EXERCISE:
Copy exactly, and only, the lines between the line holding "What Chart.js code" and the line holding "const yStep = 10;", inclusive; skip the pictures.

(Entries from a dataset)
━━━━━━━━━━━━━━━━
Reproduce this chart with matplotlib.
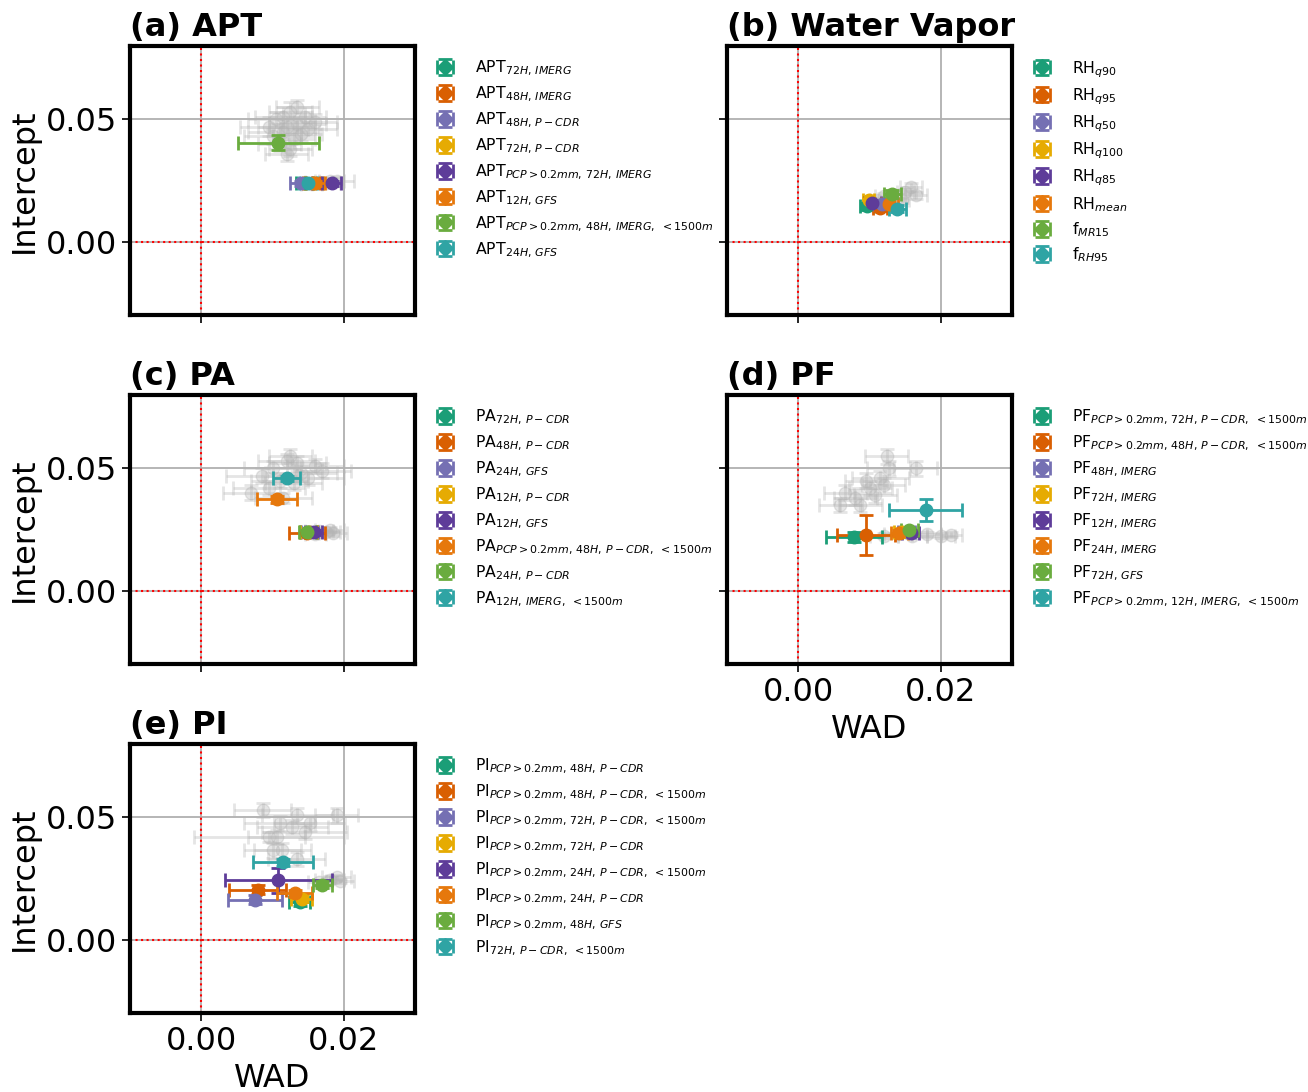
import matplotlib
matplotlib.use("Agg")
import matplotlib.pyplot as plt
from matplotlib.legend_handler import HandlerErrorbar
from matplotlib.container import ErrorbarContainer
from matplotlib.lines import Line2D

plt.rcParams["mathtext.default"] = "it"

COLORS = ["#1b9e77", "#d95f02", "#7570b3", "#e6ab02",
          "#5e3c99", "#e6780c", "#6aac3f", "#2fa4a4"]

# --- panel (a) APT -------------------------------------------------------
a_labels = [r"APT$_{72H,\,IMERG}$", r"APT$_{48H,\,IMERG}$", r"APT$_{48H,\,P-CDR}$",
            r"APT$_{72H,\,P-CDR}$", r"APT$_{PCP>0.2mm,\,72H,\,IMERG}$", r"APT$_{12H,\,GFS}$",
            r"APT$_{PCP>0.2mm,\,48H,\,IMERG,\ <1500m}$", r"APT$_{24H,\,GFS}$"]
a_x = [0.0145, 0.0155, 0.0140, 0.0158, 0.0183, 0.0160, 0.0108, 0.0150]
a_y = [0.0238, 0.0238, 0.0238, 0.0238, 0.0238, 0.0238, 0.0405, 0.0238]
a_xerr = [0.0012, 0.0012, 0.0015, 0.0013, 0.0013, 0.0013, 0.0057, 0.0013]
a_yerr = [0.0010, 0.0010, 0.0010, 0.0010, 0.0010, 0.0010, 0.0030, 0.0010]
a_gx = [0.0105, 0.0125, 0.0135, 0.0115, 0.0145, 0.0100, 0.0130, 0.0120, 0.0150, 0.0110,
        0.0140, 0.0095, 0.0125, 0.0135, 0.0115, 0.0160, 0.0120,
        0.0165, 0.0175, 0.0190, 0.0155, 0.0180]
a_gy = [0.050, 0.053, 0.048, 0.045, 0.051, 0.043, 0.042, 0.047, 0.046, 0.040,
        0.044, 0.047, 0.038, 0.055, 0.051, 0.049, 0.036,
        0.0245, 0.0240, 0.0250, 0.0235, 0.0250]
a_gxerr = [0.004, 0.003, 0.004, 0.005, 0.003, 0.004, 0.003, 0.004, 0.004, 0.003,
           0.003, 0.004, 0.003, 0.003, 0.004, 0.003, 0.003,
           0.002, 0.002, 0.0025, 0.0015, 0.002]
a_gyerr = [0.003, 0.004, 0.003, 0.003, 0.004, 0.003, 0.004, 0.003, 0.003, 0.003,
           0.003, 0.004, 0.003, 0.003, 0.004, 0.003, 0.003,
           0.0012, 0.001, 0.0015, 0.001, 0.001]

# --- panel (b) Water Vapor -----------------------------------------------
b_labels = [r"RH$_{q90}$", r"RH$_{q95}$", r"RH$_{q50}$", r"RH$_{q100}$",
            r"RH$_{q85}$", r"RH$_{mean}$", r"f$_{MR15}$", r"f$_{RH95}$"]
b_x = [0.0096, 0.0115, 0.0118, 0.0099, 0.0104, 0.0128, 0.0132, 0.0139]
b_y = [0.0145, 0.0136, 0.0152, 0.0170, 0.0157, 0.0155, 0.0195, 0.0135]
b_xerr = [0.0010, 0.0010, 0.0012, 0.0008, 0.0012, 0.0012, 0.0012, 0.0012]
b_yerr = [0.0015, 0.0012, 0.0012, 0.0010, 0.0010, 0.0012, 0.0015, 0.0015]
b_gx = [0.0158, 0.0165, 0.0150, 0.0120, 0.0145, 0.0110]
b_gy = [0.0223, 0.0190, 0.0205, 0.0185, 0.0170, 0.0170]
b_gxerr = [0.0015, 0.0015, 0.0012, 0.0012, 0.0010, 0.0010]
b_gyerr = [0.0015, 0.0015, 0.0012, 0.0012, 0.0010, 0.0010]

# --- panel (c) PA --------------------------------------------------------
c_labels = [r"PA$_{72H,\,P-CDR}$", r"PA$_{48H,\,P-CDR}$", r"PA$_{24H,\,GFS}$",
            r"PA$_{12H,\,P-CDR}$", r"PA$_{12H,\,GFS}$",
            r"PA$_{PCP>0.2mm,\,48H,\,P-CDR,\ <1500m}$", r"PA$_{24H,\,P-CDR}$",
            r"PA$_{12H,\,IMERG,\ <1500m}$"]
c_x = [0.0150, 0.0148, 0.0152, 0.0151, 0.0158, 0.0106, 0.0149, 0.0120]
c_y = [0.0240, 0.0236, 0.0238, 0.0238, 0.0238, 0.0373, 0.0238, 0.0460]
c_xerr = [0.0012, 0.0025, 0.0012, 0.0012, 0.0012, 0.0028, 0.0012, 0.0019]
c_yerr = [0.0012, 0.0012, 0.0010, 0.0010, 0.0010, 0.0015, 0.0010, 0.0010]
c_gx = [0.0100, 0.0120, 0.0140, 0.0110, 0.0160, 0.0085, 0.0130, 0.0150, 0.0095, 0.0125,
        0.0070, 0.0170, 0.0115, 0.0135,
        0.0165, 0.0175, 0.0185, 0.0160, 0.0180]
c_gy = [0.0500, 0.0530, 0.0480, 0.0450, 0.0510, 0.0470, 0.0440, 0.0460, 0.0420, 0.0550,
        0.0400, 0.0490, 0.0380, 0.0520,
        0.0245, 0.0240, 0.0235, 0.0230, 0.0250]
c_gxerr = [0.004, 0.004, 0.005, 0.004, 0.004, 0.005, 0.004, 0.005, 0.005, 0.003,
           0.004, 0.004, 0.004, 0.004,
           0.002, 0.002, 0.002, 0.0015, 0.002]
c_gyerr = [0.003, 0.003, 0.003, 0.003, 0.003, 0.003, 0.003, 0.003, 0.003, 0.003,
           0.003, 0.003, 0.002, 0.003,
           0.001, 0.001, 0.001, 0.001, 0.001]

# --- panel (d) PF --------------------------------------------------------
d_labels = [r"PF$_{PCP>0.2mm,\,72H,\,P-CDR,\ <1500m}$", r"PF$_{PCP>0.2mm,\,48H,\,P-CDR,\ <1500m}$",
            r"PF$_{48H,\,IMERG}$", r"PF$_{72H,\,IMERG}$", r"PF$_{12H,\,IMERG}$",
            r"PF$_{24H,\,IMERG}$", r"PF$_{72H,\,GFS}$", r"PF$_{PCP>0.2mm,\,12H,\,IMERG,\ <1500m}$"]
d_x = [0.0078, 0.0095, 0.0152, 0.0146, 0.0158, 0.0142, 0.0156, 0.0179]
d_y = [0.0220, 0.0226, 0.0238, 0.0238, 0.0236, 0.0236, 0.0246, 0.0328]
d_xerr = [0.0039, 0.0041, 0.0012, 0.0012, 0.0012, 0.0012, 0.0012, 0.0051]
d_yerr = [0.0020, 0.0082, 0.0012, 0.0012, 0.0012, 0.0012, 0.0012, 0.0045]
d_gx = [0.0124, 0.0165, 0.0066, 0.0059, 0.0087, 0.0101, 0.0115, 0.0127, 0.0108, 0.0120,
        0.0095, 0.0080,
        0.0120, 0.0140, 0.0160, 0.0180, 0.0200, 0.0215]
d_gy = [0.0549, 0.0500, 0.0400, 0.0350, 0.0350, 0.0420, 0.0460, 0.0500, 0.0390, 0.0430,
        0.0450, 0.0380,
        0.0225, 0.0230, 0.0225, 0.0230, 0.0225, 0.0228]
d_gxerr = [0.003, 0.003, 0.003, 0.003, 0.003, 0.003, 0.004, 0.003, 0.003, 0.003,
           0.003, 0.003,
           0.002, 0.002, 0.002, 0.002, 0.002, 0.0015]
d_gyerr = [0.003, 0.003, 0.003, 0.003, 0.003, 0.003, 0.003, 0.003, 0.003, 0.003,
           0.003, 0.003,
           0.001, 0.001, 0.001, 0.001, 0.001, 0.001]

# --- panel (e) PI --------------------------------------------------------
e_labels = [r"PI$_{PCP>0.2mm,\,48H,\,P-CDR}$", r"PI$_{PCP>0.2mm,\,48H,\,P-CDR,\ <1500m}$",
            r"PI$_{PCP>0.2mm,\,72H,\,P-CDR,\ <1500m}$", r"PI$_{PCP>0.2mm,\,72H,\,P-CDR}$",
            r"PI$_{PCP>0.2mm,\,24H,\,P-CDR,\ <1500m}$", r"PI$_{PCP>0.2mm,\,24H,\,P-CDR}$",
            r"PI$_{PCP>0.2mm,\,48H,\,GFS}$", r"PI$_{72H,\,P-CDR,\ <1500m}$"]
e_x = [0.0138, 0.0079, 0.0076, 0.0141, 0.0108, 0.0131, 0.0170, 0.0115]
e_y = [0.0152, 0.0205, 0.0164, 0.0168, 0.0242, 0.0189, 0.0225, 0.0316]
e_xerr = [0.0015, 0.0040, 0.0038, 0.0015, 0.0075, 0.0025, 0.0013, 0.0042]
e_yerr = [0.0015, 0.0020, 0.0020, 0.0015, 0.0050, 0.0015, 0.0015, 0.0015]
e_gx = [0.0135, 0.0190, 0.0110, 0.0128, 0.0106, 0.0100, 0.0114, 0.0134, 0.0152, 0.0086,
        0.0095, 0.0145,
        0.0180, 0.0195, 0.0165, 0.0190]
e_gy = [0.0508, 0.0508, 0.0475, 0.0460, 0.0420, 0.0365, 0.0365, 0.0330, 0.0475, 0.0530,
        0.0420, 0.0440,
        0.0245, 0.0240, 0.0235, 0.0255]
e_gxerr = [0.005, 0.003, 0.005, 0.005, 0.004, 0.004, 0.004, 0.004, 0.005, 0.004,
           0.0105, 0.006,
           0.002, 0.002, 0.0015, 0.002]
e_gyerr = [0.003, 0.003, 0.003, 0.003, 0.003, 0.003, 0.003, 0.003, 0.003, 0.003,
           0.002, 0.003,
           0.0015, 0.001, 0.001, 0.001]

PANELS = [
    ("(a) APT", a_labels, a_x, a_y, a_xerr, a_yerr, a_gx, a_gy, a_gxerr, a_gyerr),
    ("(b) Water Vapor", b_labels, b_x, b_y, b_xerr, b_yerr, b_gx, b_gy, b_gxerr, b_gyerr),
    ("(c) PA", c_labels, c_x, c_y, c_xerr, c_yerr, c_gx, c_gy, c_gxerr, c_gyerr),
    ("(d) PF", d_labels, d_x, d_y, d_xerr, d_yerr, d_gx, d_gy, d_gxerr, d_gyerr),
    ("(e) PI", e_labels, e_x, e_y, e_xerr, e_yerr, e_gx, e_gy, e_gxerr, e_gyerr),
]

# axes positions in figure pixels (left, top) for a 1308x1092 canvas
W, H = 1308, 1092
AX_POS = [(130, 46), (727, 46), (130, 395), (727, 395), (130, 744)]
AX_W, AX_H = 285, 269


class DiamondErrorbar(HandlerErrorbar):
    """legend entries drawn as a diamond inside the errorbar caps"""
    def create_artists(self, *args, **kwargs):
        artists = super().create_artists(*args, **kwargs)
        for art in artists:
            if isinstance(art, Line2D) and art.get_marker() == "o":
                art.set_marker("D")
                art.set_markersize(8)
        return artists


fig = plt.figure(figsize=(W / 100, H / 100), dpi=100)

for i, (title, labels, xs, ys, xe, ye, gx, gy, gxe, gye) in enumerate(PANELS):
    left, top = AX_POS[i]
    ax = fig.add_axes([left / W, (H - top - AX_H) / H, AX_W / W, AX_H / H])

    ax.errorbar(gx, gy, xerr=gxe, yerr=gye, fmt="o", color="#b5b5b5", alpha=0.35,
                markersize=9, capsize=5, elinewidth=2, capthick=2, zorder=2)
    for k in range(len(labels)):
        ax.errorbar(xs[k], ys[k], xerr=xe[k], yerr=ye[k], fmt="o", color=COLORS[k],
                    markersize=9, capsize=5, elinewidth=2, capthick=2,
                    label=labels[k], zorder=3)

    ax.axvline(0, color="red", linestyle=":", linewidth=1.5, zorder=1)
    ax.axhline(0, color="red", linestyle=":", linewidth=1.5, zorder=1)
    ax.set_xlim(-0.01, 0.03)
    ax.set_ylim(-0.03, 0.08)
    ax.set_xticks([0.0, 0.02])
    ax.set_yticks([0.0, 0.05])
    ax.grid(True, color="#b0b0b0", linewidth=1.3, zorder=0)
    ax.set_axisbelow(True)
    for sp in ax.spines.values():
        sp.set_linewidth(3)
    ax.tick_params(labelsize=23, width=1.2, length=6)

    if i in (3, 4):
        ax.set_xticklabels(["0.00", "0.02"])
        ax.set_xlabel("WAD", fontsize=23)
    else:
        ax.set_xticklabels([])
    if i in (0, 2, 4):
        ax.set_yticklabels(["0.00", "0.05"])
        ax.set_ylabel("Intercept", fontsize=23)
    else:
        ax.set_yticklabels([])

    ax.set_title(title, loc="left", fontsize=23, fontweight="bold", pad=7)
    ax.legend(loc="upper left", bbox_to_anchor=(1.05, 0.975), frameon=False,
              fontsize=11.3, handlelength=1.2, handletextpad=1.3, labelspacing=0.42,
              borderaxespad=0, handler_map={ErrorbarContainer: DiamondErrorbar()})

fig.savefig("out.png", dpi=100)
━━━━━━━━━━━━━━━━
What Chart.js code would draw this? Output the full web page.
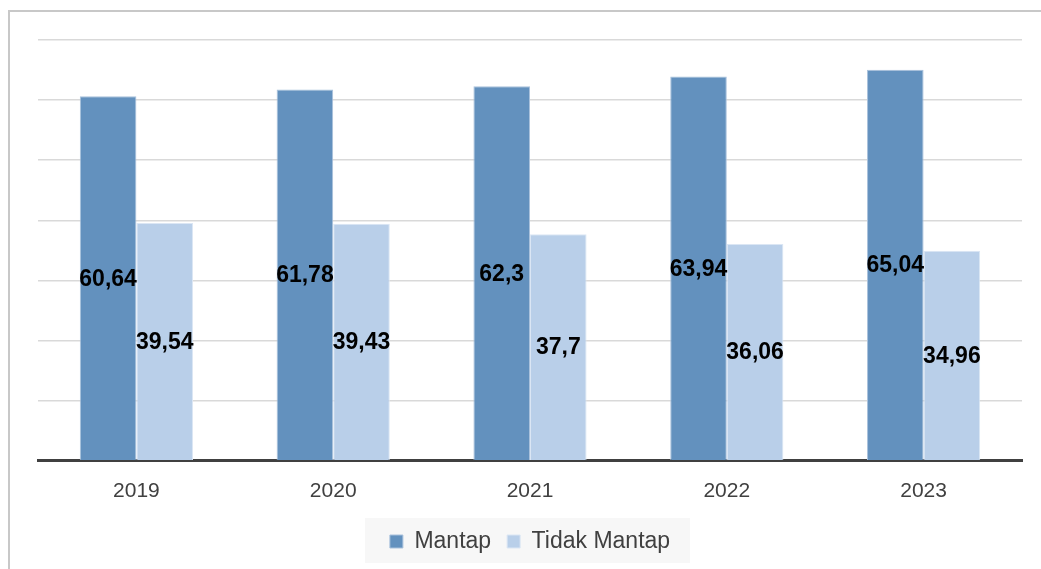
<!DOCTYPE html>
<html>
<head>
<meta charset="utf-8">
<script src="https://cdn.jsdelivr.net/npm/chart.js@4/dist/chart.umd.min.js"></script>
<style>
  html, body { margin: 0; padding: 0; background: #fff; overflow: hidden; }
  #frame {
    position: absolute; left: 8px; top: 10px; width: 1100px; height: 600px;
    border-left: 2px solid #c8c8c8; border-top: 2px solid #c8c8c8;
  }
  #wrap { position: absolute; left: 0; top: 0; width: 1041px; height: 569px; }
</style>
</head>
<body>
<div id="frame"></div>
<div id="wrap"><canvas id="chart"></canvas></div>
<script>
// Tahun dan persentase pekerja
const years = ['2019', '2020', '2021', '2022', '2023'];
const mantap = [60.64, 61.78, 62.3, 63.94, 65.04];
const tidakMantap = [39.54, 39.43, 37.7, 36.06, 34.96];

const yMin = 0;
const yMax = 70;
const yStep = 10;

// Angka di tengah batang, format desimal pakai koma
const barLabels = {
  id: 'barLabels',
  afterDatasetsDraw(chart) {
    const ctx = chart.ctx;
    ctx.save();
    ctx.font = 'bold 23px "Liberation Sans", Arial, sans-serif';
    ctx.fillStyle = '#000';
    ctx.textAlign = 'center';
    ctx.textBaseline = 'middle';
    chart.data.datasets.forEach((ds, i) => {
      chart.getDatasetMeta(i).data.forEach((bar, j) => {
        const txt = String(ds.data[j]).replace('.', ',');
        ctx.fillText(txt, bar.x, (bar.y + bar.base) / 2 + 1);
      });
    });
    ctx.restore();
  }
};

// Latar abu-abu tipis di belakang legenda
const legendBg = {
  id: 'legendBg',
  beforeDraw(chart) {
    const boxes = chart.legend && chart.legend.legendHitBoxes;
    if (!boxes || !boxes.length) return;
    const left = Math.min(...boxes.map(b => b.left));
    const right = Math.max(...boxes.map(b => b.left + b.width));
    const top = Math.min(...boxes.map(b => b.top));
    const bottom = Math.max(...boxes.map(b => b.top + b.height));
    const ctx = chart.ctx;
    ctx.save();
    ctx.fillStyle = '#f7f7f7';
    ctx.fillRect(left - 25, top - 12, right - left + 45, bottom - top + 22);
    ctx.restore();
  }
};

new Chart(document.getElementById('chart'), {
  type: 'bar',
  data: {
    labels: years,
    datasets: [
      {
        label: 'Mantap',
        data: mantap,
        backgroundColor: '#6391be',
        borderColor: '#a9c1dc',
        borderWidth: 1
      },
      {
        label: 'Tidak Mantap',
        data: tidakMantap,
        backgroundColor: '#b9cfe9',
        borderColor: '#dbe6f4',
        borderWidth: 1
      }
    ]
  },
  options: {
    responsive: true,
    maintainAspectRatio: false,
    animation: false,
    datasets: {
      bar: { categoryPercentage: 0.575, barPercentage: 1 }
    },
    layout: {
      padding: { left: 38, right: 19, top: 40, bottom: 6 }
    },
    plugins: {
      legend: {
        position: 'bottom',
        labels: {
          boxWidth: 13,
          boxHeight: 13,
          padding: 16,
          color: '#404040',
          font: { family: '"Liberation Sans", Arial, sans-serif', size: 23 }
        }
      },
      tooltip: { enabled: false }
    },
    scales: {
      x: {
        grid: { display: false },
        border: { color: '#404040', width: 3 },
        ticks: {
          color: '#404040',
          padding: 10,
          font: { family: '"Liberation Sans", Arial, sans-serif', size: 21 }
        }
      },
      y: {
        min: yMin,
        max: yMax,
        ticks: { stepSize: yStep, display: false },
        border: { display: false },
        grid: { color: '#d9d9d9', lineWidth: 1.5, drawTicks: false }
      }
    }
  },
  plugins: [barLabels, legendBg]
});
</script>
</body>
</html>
━━━━━━━━━━━━━━━━
REPLY:
What Chart.js code would draw this? Output the full web page.
<!DOCTYPE html>
<html>
<head>
<meta charset="utf-8">
<script src="https://cdn.jsdelivr.net/npm/chart.js@4/dist/chart.umd.min.js"></script>
<style>
  html, body { margin: 0; padding: 0; background: #fff; overflow: hidden; }
  #frame {
    position: absolute; left: 8px; top: 10px; width: 1100px; height: 600px;
    border-left: 2px solid #c8c8c8; border-top: 2px solid #c8c8c8;
  }
  #wrap { position: absolute; left: 0; top: 0; width: 1041px; height: 569px; }
</style>
</head>
<body>
<div id="frame"></div>
<div id="wrap"><canvas id="chart"></canvas></div>
<script>
// Tahun dan persentase pekerja
const years = ['2019', '2020', '2021', '2022', '2023'];
const mantap = [60.64, 61.78, 62.3, 63.94, 65.04];
const tidakMantap = [39.54, 39.43, 37.7, 36.06, 34.96];

const yMin = 0;
const yMax = 70;
const yStep = 10;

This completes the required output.